- Leader: Mario Venturini
- President: Diego Ercolani
- Founded: 10 January 1993
- Dissolved: 24 February 2017
- Merged into: Future Republic
- Headquarters: Strada VI Gualdaria, 14/a, 47893 Borgo Maggiore
- Ideology: Liberalism
- Political position: Centre
- European affiliation: European Democratic Party
- Italian counterpart: Lega Nord
- Colours: Green

Website
- www.alleanzapopolare.net

= Popular Alliance (San Marino) =

The Popular Alliance (Alleanza Popolare, AP) was a liberal-centrist political party in San Marino.
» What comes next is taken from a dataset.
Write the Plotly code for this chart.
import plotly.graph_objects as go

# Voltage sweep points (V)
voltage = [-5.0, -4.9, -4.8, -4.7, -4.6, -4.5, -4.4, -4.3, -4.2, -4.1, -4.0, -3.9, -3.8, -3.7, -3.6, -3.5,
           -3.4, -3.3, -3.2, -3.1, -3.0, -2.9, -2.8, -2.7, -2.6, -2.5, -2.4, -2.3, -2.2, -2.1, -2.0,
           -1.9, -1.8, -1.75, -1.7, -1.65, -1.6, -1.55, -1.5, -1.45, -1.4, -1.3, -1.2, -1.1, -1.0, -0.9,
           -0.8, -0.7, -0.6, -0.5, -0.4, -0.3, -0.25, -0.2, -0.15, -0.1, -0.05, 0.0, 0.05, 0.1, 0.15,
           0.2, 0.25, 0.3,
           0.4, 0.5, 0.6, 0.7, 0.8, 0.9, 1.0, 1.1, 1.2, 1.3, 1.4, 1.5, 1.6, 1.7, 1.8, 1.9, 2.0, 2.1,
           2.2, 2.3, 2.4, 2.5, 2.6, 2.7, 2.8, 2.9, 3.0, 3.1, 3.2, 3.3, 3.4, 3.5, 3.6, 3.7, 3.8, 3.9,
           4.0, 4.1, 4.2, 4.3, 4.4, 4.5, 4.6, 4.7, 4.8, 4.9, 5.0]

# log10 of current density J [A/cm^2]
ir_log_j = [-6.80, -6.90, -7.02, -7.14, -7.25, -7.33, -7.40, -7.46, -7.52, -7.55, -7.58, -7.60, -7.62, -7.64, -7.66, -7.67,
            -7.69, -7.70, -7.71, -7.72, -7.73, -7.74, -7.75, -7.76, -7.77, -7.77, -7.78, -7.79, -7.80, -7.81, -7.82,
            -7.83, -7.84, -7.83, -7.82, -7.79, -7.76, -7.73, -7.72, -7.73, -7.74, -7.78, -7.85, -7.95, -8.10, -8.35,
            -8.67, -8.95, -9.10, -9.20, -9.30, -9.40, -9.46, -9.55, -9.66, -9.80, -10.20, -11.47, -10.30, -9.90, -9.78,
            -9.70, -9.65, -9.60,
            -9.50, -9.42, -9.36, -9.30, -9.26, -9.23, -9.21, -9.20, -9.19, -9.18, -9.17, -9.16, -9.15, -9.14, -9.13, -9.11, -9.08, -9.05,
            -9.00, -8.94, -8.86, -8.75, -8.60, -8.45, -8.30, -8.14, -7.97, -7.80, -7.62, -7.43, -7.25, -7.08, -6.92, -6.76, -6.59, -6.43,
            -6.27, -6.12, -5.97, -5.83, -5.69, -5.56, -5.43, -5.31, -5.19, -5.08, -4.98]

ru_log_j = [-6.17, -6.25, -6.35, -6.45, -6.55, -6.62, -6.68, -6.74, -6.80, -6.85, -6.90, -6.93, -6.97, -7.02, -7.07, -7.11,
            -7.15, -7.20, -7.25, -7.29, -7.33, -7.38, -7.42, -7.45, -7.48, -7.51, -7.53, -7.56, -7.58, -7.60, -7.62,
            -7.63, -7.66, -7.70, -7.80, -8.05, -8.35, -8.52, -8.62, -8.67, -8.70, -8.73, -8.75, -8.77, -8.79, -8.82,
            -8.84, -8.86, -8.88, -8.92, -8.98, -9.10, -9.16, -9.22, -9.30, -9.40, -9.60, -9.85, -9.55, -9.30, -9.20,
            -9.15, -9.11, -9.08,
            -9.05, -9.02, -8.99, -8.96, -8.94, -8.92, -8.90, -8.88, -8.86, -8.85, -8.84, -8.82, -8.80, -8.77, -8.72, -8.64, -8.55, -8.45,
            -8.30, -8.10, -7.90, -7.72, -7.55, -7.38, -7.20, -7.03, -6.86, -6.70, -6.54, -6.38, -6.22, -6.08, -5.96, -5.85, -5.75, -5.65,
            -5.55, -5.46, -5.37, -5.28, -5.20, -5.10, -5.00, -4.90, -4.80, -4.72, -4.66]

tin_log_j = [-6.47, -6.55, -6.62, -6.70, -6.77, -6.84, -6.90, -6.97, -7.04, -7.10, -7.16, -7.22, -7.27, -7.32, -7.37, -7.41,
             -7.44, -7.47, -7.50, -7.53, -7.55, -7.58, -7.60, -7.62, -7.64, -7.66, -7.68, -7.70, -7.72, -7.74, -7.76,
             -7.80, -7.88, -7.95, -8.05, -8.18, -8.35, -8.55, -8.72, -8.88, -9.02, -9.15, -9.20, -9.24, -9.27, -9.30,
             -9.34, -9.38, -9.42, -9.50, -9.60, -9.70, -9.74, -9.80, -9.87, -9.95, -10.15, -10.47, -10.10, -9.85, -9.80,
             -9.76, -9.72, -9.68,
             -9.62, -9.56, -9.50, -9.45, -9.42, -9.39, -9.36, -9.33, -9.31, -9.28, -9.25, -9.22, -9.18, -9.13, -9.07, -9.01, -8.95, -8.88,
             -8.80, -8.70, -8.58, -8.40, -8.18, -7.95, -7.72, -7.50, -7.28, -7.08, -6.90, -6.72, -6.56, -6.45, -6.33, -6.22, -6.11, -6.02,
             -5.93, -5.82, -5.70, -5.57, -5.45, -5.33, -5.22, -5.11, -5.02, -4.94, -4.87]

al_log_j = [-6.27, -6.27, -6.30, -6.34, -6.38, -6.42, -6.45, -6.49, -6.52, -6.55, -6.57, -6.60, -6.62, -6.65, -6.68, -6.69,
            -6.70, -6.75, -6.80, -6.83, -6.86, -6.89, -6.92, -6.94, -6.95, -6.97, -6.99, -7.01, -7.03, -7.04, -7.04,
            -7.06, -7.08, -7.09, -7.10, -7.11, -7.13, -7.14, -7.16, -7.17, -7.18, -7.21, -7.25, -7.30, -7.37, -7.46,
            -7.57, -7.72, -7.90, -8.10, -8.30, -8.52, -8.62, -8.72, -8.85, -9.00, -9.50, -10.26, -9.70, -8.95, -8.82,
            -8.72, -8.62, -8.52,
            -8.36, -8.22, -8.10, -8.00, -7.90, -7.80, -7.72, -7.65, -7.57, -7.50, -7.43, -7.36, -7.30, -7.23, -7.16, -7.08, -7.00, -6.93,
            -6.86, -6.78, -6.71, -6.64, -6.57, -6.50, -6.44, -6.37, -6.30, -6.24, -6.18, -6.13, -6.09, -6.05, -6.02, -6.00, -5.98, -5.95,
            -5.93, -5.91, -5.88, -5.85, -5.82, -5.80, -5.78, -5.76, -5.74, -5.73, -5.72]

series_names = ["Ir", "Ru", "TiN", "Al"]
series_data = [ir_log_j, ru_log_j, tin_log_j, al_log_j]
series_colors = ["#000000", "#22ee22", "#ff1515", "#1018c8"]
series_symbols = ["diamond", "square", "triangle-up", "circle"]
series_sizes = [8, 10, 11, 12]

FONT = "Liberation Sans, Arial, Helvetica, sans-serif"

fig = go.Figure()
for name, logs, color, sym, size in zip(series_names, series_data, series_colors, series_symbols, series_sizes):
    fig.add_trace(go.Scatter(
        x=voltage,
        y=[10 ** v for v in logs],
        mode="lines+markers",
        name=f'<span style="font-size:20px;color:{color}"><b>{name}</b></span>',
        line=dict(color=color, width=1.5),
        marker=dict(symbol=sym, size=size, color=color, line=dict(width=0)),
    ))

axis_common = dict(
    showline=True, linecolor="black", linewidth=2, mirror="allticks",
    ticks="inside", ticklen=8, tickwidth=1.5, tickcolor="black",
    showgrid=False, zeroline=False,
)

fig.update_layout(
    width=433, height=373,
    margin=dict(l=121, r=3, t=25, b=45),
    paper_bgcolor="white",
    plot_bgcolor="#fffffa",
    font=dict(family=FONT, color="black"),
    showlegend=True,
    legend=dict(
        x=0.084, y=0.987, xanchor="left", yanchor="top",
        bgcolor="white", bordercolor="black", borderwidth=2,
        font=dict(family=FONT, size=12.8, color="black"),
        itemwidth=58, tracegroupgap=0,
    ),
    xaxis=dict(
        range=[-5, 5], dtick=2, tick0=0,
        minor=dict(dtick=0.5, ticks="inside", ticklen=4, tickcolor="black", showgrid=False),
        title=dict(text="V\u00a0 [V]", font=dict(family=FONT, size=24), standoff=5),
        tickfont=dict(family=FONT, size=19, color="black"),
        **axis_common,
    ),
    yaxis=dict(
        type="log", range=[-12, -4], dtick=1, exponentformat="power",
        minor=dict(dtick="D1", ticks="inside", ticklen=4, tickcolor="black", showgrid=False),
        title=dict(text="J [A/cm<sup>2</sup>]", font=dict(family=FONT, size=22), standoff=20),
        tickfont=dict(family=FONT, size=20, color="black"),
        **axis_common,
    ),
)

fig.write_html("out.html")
The party formed a coalition with the Union for the Republic for the 2016 Sammarinese general election, and following their electoral success the two parties created a new party, Future Republic.

==History==
AP was born as an anti-establishment party in 1993, in parallel with the rise of Lega Nord in Italy, of which it has been long considered the Sanmarinese counterpart, but has since then become a stable political force in San Marino, participating in government coalitions with the centrist Sammarinese Christian Democratic Party (PDCS), as well as with the centre-left Party of Socialists and Democrats (PSD) since 2002. Instead of the Monument to the Warrior of Legnano, AP has the Statua della Libertà as their symbol.
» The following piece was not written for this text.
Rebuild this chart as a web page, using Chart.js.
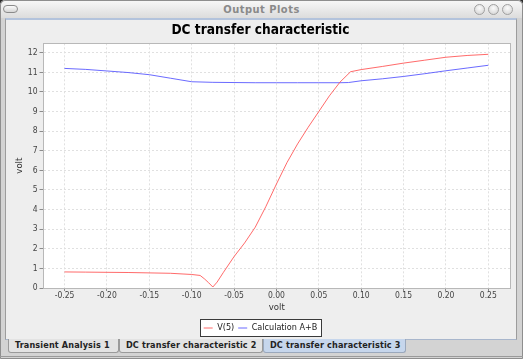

In the 2006 Sammarinese general election the party won 12.1% of the vote and 7 out of 60 seats in the Grand and General Council, making it the third-largest party of the country. In 2008 after the breaking-up of the governing coalition, due to the rising clashes between AP and United Left, under the new electoral system, the party decided to join PDCS in the centrist Pact for San Marino coalition for the 2008 general election, gaining 11.5% of votes and 7 seats out of the 35 of the coalition gained and 11.52% of the national vote. Assunta Meloni became one of the two Joint Captains Regent of San Marino.
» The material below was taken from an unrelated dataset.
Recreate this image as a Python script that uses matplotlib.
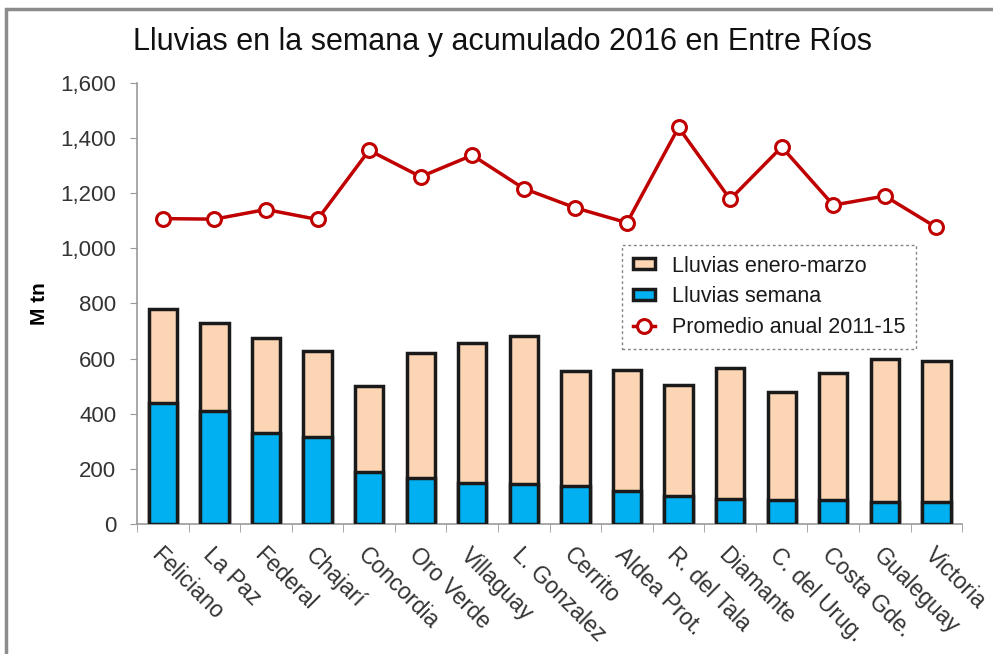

After the political crisis of 2011, AP confirmed its alliance with PDCS, creating the new alliance San Marino Common Good, which won the 2012 Sammarinese general election, even though AP itself lost three seats.

For the 2016 Sammarinese general election, AP broke its alliance with PDCS and formed the Future Republic electoral list with Union for the Republic, which was a part of the Adesso.sm coalition. The list won eleven seats in the election's second round run-off.

On 24 February 2017, AP and UpR officially merged and formed Future Republic as a political party.